With two weeks left in the Legislature, lawmakers, who gnawed the middle-school emphasis out of a class-size reduction bill, have yet to sink their teeth into newly introduced school choice and truancy legislation.

Meanwhile, education budget subcommittees are expected to wrap up this week as bills addressing issues from tuition waivers to a new college campus continue through the legislative process.It's a full plate.

Charter schools, studied by a legislative task force and opposed by some local school boards and the Utah Eagle Forum, will surface this week in a Schools for the 21st Century bill, sponsored by Rep. Brian Allen, R-Cottonwood Heights. Eight such schools could exist on a pilot basis, sharing $500,000 in proposed start-up funds, proposed in the governor's education budget.

Charter schools provide for more parental involvement, choice and autonomy from state control. The public schools, now in nearly 30 states, emphasize a variety of curricula, except religion, in addition to the basics.

Another school choice bill has been introduced by Sen. Howard Stephenson, R-Draper. The measure proposes an income tax credit for private school tuition. A similar measure was killed last year.

Lawmakers have yet to hear HB320, which would fine parents up to $250 for habitually truant children. The measure, sponsored by Rep. Duane Bourdeaux, D-Salt Lake, also contains intricacies on schools' responses to unexcused absences and parent notification.

After three weeks of hearings, budget committees this week will distill their requests and forward recommendations to the powerful Executive Appropriations Committee, which makes final budget recommendations to the Legislature.

In public education, the appropriations subcommittee will hash out increases in the weighted pupil unit, which is the funding formula that drives the education budget. Public education consumes nearly half of the state budget.

The State Office of Education and governor recommend a 4 percent WPU increase. The legislative fiscal analyst recommends a 3 percent hike in the WPU's value; however, public education also has a $25 million cache set aside by Executive Appropriations that could provide a more generous increase.

In higher education, the budget subcommittee sifts through recommendations from the state's nine colleges and universities.

College presidents want more money to maintain buildings and comply with federal laws on hazardous waste and access issues for people with disabilities.

In higher education, enrollment drives budget increases. Enrollment figures were established last fall.

Education standing committees have forwarded bills seeking tuition relief.

HB291, sponsored by Rep. Bill Hickman, R-St. George, would extend resident tuition prices to non-Utah residents honorably discharged from the armed forces within 180 days of enrollment. The bill has been forwarded to the House.

HB135 seeks $100,000 to establish the Utah Higher Education Tuition Assistance Program Trust Fund, giving community colleges incentive to raise more scholarship funds.

Funds made available under the bill, sponsored by Rep. Keele Johnson, R-Blanding, would benefit students in need attending community and junior colleges and Utah State extension campuses.

The House will debate a bill that would give higher education officials access to employment information to garnishee wages for delinquent student loans.

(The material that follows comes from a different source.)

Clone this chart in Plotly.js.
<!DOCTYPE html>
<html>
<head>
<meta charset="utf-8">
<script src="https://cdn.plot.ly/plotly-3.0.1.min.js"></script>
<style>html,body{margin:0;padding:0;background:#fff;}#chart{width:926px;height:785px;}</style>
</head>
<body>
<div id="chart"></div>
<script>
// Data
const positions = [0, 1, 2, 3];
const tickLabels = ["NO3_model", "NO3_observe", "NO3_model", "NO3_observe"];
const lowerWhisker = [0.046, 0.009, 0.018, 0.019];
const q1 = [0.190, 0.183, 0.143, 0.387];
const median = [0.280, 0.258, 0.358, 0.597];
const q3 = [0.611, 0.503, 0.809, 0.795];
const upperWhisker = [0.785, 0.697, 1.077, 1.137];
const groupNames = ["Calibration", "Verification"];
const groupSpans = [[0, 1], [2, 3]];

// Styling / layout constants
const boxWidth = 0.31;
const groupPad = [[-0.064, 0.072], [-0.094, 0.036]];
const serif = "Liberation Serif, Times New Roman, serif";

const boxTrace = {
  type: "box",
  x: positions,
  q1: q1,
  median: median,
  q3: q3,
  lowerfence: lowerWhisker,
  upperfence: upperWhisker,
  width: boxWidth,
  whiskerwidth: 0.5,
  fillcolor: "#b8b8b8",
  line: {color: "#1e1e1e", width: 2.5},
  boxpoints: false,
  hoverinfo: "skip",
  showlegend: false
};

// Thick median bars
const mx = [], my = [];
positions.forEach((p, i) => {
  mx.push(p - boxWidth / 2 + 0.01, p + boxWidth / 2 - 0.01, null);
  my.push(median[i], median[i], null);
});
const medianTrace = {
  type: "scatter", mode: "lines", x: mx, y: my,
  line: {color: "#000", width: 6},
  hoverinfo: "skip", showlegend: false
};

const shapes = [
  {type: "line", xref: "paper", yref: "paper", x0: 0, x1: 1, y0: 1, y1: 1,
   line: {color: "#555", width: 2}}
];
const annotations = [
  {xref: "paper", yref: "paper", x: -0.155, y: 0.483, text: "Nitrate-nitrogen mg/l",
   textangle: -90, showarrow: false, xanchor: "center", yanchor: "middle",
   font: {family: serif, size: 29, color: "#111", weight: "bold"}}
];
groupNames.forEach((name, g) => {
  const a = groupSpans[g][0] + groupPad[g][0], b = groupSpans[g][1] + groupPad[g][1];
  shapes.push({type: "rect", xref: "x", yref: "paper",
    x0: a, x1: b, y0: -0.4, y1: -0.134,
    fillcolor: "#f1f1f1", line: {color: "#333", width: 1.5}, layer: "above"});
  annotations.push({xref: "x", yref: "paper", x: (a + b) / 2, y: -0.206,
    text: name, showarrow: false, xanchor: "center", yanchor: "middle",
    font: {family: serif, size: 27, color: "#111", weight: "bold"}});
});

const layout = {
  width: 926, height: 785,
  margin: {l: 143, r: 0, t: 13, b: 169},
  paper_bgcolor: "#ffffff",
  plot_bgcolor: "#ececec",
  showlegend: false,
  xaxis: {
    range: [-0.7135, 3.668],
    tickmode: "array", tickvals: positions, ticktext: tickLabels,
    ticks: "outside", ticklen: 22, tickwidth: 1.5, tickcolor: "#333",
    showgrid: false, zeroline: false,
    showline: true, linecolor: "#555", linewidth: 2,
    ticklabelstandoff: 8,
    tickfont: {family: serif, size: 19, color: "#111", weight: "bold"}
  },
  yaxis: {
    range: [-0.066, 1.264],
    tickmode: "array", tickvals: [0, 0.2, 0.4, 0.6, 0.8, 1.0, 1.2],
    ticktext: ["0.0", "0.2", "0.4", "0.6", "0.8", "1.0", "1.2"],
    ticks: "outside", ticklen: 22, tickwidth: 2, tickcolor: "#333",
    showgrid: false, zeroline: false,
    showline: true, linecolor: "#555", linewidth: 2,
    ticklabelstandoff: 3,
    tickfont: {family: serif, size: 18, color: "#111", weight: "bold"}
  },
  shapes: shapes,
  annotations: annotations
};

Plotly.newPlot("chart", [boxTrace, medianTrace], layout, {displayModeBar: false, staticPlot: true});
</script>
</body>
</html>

HB250 is sponsored by Rep. Orville Carnahan, R-Salt Lake. Utah last year had the nation's sixth lowest default rate.

While opposed by labor interests, the bill is supported by the Utah Attorney General's Office, which is barred by federal regulations from bringing delinquent borrowers to court.

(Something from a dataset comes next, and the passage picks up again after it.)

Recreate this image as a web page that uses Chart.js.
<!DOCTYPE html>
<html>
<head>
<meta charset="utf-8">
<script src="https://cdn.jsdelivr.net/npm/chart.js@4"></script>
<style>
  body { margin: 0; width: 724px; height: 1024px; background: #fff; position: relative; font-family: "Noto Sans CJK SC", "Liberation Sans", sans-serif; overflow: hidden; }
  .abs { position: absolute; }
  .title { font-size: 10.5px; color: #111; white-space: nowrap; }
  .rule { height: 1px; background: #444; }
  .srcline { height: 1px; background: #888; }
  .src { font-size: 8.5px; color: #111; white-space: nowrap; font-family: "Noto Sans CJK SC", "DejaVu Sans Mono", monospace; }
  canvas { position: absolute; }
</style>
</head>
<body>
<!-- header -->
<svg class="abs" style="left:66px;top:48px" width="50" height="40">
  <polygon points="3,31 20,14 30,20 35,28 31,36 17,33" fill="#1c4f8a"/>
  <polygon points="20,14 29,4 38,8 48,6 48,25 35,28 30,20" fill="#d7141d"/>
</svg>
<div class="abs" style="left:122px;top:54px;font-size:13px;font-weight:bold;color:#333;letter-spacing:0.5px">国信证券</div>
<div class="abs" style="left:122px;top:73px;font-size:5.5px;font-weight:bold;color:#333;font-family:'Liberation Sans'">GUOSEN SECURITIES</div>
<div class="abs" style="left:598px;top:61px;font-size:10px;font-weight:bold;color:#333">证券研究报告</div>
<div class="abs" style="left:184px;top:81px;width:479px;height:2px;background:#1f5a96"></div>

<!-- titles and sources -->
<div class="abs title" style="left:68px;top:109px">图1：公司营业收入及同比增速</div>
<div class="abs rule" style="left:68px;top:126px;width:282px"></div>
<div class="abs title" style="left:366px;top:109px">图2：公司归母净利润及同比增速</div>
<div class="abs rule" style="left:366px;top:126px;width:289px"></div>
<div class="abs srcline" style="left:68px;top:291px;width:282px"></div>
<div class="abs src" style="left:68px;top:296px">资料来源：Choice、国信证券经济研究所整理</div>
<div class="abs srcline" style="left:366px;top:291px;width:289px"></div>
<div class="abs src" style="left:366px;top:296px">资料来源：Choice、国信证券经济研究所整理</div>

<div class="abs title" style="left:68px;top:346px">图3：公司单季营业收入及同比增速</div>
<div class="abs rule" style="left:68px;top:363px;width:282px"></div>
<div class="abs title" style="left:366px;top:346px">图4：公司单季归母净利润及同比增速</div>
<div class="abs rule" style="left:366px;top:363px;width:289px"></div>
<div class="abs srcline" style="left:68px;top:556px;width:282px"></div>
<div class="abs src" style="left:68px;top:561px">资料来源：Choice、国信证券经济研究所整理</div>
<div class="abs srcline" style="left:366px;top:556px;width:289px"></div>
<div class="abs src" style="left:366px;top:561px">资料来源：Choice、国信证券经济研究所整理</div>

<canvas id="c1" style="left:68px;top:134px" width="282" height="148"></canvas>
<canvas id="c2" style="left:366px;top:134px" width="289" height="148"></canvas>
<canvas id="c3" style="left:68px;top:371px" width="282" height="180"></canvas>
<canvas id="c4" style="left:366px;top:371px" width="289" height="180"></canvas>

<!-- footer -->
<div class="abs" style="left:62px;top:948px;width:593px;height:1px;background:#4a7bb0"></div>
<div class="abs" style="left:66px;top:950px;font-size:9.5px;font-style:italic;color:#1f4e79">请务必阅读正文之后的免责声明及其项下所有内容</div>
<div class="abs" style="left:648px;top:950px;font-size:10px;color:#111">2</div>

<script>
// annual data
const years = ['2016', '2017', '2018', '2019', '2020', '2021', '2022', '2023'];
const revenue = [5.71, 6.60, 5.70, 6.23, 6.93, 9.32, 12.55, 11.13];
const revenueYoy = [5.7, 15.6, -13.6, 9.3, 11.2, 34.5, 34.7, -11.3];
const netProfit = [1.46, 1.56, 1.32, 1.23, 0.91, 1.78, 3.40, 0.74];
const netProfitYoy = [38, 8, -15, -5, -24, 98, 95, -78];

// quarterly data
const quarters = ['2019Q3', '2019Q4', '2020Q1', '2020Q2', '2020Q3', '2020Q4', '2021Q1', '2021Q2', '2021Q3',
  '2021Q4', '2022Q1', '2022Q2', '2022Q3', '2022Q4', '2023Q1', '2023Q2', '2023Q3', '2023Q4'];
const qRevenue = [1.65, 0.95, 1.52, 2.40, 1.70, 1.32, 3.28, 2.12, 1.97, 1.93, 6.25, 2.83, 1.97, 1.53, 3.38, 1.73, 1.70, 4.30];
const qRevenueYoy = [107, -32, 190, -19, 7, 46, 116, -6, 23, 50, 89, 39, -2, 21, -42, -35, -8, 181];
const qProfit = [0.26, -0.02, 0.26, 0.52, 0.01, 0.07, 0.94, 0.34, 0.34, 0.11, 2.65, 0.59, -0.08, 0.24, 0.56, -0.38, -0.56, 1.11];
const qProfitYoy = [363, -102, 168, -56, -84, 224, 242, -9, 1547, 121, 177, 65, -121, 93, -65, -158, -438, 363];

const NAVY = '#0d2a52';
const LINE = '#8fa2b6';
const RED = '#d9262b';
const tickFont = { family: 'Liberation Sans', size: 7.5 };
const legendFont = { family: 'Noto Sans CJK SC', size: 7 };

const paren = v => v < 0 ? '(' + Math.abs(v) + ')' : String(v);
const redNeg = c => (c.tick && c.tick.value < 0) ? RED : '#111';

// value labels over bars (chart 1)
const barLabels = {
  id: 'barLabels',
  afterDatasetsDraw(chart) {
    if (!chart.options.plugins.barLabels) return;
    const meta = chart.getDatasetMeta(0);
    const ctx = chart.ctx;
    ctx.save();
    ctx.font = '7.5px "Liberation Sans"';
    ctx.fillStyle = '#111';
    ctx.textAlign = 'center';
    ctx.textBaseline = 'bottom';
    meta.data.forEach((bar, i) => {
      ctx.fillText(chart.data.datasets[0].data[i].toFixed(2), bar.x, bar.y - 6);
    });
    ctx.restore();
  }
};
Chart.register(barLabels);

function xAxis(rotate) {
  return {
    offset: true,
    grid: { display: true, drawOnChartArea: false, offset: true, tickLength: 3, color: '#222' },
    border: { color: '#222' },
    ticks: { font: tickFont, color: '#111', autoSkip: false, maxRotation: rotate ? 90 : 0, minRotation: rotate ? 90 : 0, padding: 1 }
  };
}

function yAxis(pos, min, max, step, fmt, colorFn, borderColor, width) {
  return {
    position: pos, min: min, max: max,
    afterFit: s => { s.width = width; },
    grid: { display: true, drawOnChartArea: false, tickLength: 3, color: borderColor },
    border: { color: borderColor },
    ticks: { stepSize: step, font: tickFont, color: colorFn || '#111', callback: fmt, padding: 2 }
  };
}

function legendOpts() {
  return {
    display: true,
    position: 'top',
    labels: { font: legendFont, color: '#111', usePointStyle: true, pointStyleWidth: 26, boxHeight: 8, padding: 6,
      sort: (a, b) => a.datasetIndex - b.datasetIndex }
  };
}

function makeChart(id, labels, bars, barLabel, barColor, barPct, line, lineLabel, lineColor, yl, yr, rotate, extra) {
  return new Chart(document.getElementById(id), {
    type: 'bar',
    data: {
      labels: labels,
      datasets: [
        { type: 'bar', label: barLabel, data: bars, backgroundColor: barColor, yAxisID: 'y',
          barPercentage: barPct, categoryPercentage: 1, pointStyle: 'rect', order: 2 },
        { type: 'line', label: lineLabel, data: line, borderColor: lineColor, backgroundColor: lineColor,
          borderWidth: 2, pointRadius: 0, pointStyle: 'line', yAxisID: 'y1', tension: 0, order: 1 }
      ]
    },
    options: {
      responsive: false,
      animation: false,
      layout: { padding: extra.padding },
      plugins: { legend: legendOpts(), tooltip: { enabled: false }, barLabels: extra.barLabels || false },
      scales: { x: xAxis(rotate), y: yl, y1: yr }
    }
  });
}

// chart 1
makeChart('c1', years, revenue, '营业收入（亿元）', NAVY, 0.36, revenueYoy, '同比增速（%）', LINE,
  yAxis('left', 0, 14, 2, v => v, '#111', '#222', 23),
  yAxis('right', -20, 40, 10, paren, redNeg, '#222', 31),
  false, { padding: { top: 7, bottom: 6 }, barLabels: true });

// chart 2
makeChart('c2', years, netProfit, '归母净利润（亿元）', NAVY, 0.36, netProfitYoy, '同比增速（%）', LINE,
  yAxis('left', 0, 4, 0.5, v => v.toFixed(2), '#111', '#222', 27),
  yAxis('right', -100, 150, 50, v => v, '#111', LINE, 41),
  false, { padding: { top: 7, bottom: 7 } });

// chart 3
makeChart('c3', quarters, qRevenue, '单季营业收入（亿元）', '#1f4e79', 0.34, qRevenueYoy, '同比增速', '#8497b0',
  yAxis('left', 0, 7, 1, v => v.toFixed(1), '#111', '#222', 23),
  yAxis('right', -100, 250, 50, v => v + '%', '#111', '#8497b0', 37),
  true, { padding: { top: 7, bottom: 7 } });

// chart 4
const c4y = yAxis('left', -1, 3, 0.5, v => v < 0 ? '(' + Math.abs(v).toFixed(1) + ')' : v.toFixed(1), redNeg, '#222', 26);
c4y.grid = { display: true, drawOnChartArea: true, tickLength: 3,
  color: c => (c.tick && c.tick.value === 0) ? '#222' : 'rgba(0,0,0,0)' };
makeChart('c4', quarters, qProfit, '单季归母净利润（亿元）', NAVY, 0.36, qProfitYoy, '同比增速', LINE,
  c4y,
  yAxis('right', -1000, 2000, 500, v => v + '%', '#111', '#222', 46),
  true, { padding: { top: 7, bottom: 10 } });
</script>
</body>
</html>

The House also will wrestle with a proposal to create Snow College South. HB114 would transform Richfield's Sevier Valley Applied Technology Center into a Snow College satellite campus.

Rep. David Ure, R-Kamas, expects House debate to be a "blood bath."

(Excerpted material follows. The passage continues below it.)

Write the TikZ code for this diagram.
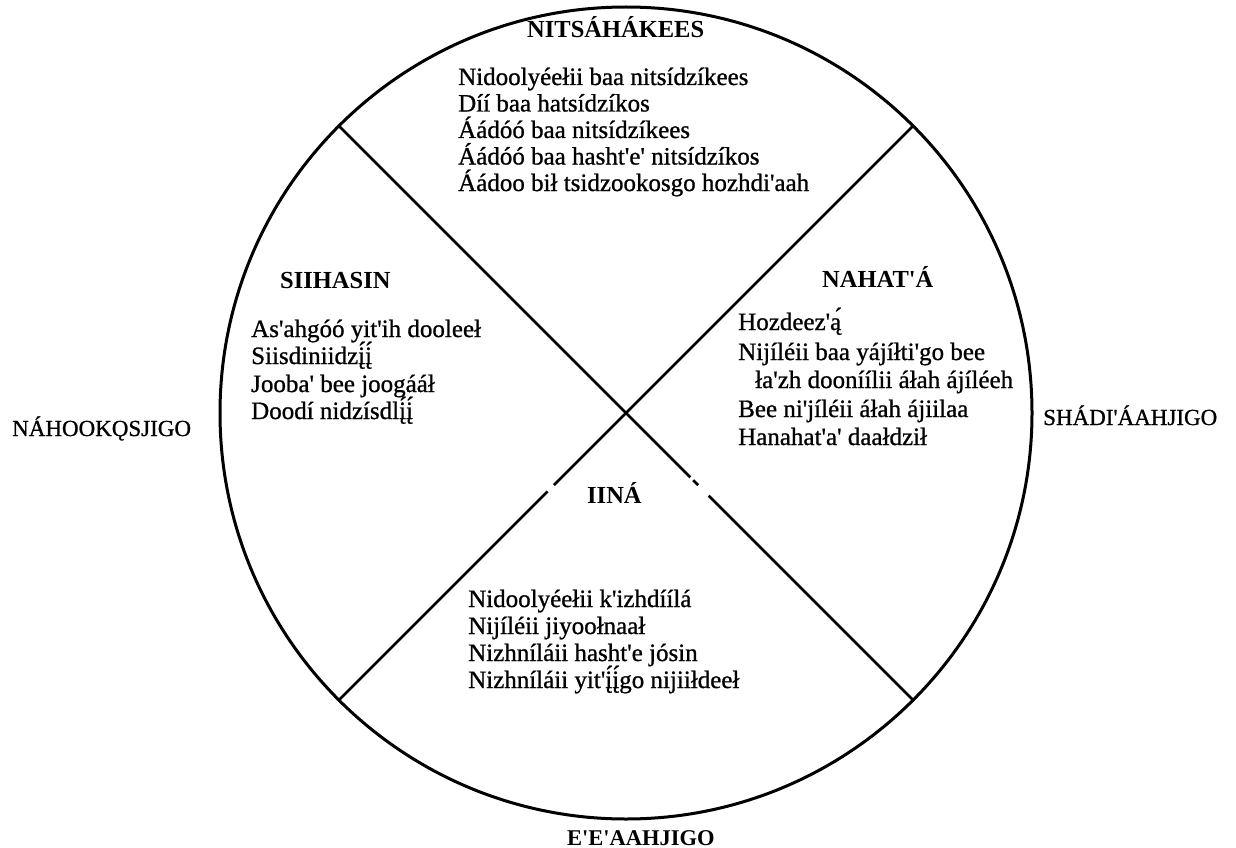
\documentclass[tikz,border=0pt]{standalone}
\usepackage{fontspec}
\newfontfamily\nv{Liberation Serif}[FakeBold=0.9]
\newfontfamily\nvb{Liberation Serif Bold}
\begin{document}
\begin{tikzpicture}[x=1pt,y=-1pt,
  ring/.style={line width=3pt},
  spoke/.style={line width=2.8pt},
  body/.style={font=\nv\fontsize{25}{27}\selectfont, anchor=base west, inner sep=0pt},
  head/.style={font=\nvb\fontsize{24.5}{27}\selectfont, anchor=base west, inner sep=0pt},
  dir/.style={font=\nv\fontsize{23}{27}\selectfont, anchor=base west, inner sep=0pt}]
\useasboundingbox (0,0) rectangle (1236,848);
% the wheel (y grows downwards, so angle 45 points down-right)
\coordinate (c) at (626,413);
\draw[ring] (c) circle[radius=406pt];
\path (c) ++(-45:406) coordinate (ne);
\path (c) ++(225:406) coordinate (nw);
\path (c) ++(135:406) coordinate (sw);
\path (c) ++(45:406) coordinate (se);
\draw[spoke] (nw) -- (c) -- ++(45:91) ++(45:4) -- ++(45:7) ++(45:15) -- (se);
\draw[spoke] (ne) -- (c) -- ++(135:102) ++(135:9) -- (sw);
% north quarter
\node[head] (nh) at (527,38) {NITSÁHÁKEES};
\node[body] (n1) at (458,85) {Nidoolyéełii baa nitsídzíkees};
\node[body] (n2) at (458,111.5) {Díí baa hatsídzíkos};
\node[body] (n3) at (458,138) {Áádóó baa nitsídzíkees};
\node[body] (n4) at (458,164.5) {Áádóó baa hasht'e' nitsídzíkos};
\node[body] (n5) at (458,191) {Áádoo bił tsidzookosgo hozhdi'aah};
% west quarter
\node[head] (wh) at (280,288) {SIIHASIN};
\node[body] (w1) at (251,337) {As'ahgóó yit'ih dooleeł};
\node[body] (w2) at (251,364) {Siisdiniidzį^^^^0301į^^^^0301};
\node[body] (w3) at (251,392) {Jooba' bee joogááł};
\node[body] (w4) at (251,419) {Doodí nidzísdlį^^^^0301į^^^^0301};
% east quarter
\node[head] (eh) at (822,287) {NAHAT'Á};
\node[body] (e1) at (738,330) {Hozdeez'ą^^^^0301};
\node[body] (e2) at (738,360) {Nijíléii baa yájíłti'go bee};
\node[body] (e3) at (755,388) {ła'zh dooníílii áłah ájíléeh};
\node[body] (e4) at (738,417) {Bee ni'jíléii áłah ájiilaa};
\node[body] (e5) at (738,445) {Hanahat'a' daałdził};
% south quarter
\node[head] (sh) at (587,503) {IINÁ};
\node[body] (s1) at (468,607) {Nidoolyéełii k'izhdíílá};
\node[body] (s2) at (468,634) {Nijíléii jiyoołnaał};
\node[body] (s3) at (468,661) {Nizhníláii hasht'e jósin};
\node[body] (s4) at (468,688) {Nizhníláii yit'į^^^^0301į^^^^0301go nijiiłdeeł};
% directions
\node[dir] (dw) at (12,436) {NÁHOOKǪSJIGO};
\node[dir] (de) at (1043,425) {SHÁDI'ÁAHJIGO};
\node[dir,font=\nvb\fontsize{22.5}{27}\selectfont] (ds) at (567,845) {E'E'AAHJIGO};
\end{tikzpicture}
\end{document}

Meanwhile, the Senate will address class-size reduction.

Rep. Jeff Alexander, R-Orem, amended a bill intended to provide $13.6 million for class-size reduction in the seventh and eighth grades to permit school districts to cut class sizes in any grade. Alexander argued the Legislature shouldn't tell school districts how to use the money.

In other action:

- Utah Valley State College could lease 100 acres owned by the Utah State Developmental Center under a bill forwarded by the Senate Education Standing Committee. The lease would help the quickly growing college to establish a land bank.

- The House Education Standing Committee forwarded two bills addressing criminal background checks for teachers.

HB300 would allow the State Office of Education to consider all criminal matters for certification purposes, not just convictions.

HB165 would allow the Professional Practices Commission, which hears teacher certification issues, to check the criminal background of certified teachers for cause.

The measures were opposed as overreaching by the Utah Education Association.